Removing columns before loading data into a database is a reliable method to eliminate sensitive or unnecessary fields. For example, in the given scenario, a source is created with a "country_id" column, which is then excluded from the database before loading.

Let's create a sample pipeline demonstrating the process of removing a column.

Create a source function that creates dummy data as follows:

import dlt

# This function creates a dummy data source.
@dlt.source
def dummy_source():
    @dlt.resource(write_disposition="replace")
    def dummy_data():
        for i in range(3):
            yield {"id": i, "name": f"Jane Washington {i}", "country_code": 40 + i}

    return dummy_data()

This function creates three columns: id, name, and country_code.

Next, create a function to filter out columns from the data before loading it into a database as follows:

from typing import Dict, List, Optional

def remove_columns(doc: Dict, remove_columns: Optional[List[str]] = None) -> Dict:
    if remove_columns is None:
        remove_columns = []

    # Iterating over the list of columns to be removed
    for column_name in remove_columns:
        # Removing the column if it exists in the document
        if column_name in doc:
            del doc[column_name]

    return doc

doc: The document (dict) from which columns will be removed.

remove_columns: List of column names to be removed, defaults to None.

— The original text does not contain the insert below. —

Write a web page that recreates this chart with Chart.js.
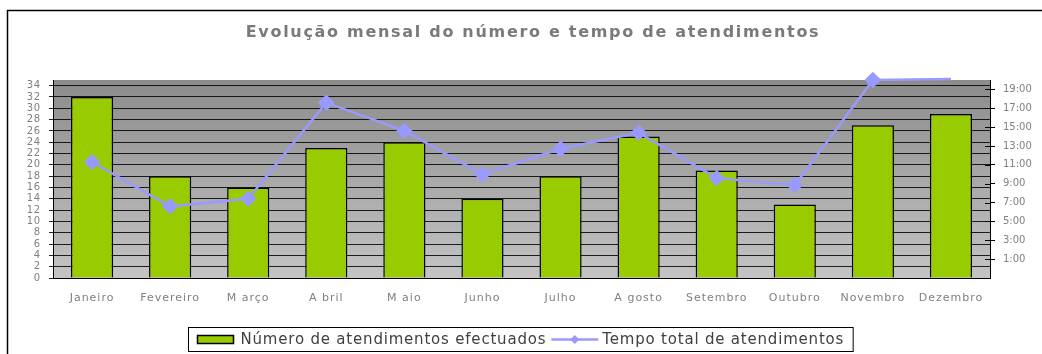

Next, declare the columns to be removed from the table, and then modify the source as follows:

# Example columns to remove:
remove_columns_list = ["country_code"]

# Create an instance of the source so you can edit it.
source_instance = dummy_source()

# Modify this source instance's resource
source_instance.dummy_data.add_map(
    lambda doc: remove_columns(doc, remove_columns_list)
)

You can optionally inspect the result:

for row in source_instance:
    print(row)
#{'id': 0, 'name': 'Jane Washington 0'}
#{'id': 1, 'name': 'Jane Washington 1'}
#{'id': 2, 'name': 'Jane Washington 2'}

At last, create a pipeline:

# Integrating with a dlt pipeline
pipeline = dlt.pipeline(
    pipeline_name='example',
    destination='bigquery',
    dataset_name='filtered_data'
)
# Run the pipeline with the transformed source
load_info = pipeline.run(data_source)
print(load_info)